Revenge thrillers usually begin with the killing of a partner and/or child, before we’ve had a chance to become emotionally invested in the characters. But in Mad Max, the murders of the family occur after 75 minutes of gathering menace—a tragedy from which there is no psychological return. It’s a gutsy violation of convention, and even without the hint of a sequel to put things right, it became a hit.
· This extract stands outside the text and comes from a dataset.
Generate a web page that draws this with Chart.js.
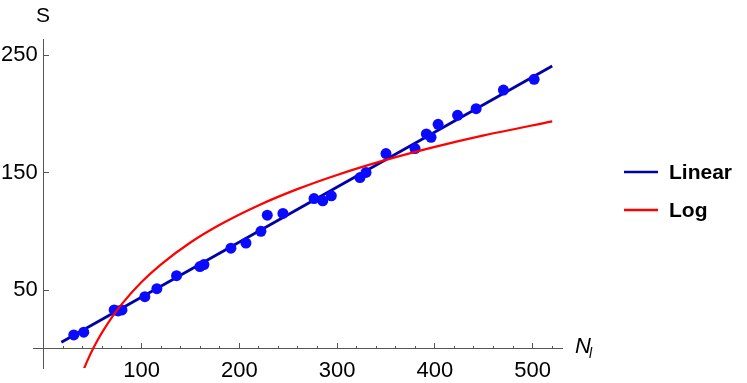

Miller had his Mad Max “aha moment” during the oil crisis of the early 1970s, which illustrates how the Mad Max franchise has managed to remain within the zeitgeist, despite the flip in our environmental concerns. Back then, pollution and pesticides were thought to be the most pressing environmental concerns. (“Just two things of which you must beware,” satirical songwriter Tom Lehrer advised visitors to New York City in 1967. “Don’t drink the water and don’t breathe the air”). Few people were especially worried about climate change. On the contrary, they were more terrified that oil and gas would run out. 

Peak oil theory, popularised by Malthusian geologist M. King Hubbert, held that oil production would max out sometime in the late 1960s, and that an irreversible decline would follow, leading to societal collapse. When extraction dropped after 1970, Hubbert was declared an environmental prophet and conservation became an international priority. Public fear turned to panic during the Arab embargo of 1973–74, when OPEC nations cut oil production and blocked sales to the US to punish its military support for Israel during the Yom Kippur War.

A White House aide called the embargo “an energy Pearl Harbour.” Within months, the price of oil quadrupled, inflation and unemployment rose worldwide, the US government imposed rationing, and President Nixon debated whether or not to use military force to seize oil fields in Saudi Arabia, Kuwait, and Abu Dhabi. In Melbourne, Australia, Miller now recalls, only one of the city’s gas stations remained open. After ten days, gunfire broke out. “What would happen in a hundred days?” he wondered. “What would happen in a thousand days?” His answer was Mad Max.